Friday, 18 September 2009

Book review: Document Z, Andrew Croome

as posted here

SAMANTHA BOND
18/09/2009 4:00:00 AM

Winner of the 2008 Vogel Award, Document Z is a fictionalised account of “the Petrov affair” – a bone fide Cold War episode that took place in 1950s Canberra.

The Vogel is one of Australia’s most prestigious literary awards, responsible for launching the careers of writers such as Kate Grenville, Andrew McGahn and Tim Winton, and offering a prize of $20,000 (Croome got an extra $50,000 to mark the prize’s 50th anniversary). However, I was sadly disappointed by the 2008 winner.

Based on extensive research of recently declassified records of the 1954 Royal Commission on Espionage, Croome fictionalises the characters of Evdokia Petrov, her husband Vladimir and another important player, Michael Bialoguski. The life Croome breathes into these characters – including his exploration of the personal cost of their defection – is the most successful aspect of this novel.

Most notably, Croome succeeds in bringing Evdokia to life, giving her a personality beyond that which can be gleaned from documents; likewise, he builds a believable character for Bialoguski as the Polish immigrant intent on recognition for his role in securing their defection.

Document Z’s main failing is that it lacks narrative drive – there is a certain “so what?” factor.

It starts with a good hook: Evdokia Petrov, wife of a Russian defector, is being put onto a plane to be flown back to Russia to face punishment and even death for her husband’s crimes.
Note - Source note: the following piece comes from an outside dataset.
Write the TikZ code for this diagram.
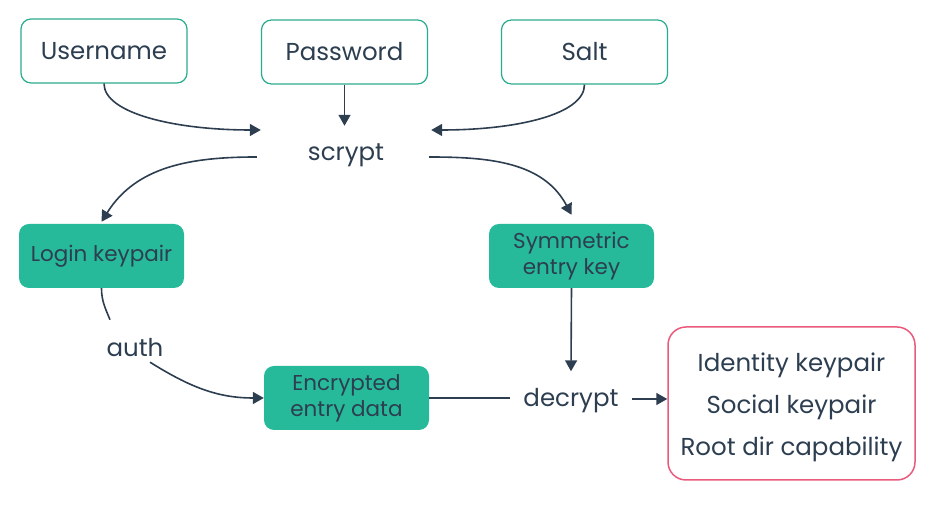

The book then goes back three years in time to tell the Petrovs’ story and how it all came to this.

The main setting for the early part of the novel is the newly minted Soviet embassy in the newly minted national capital, Canberra. It is 1951, the height of the Cold War, and paranoia, rumour and suspicion run rife at the embassy. Both Petrovs are party loyalists also working for the MVD, Moscow secret intelligence. ASIO, often referred to as “the competitors”, is determined to discover who in this group works for the MVD.

The first part of the novel sets the stage for the action that eventuates, but it does so at extreme leisure.

Historical fiction has become a massive genre over recent decades. A problem with the fictionalisation of more recent history is that events remain in living memory and thus can’t be as easily manipulated as history of a hundred years ago or more. Croome sticks to the facts … and perhaps this is the problem. The facts aren’t that interesting and so neither is the story.

Document Z also ends fairly weakly, but this, too, is true to life. Here, at novel’s end, I began to envisage the difficulty that must have confronted Croome when trying to shape these events into a narrative.

While his narrative style and prose is excellent, this alone does not a story make. If I haven’t spent much time here describing the plot, it’s because there isn’t much of one. The second half was better, but I still struggled to finish the book.

Document Z seems to be a novel about politics, but not a political book. Soviet Russia is 20 years dead; why is there now a need for this book, retelling what is a minor footnote in Australian history? Was it simply that the ASIO documents had been declassified, thus providing a wealth of useful material for a novel?

Still, if you are interested in Australian history, the Cold War and espionage, you may enjoy it more than I did. – Allen & Unwin, $23.99

as posted here

1 comment:

  1. Doc Evatt was insane for getting involved in the Petrov Affair.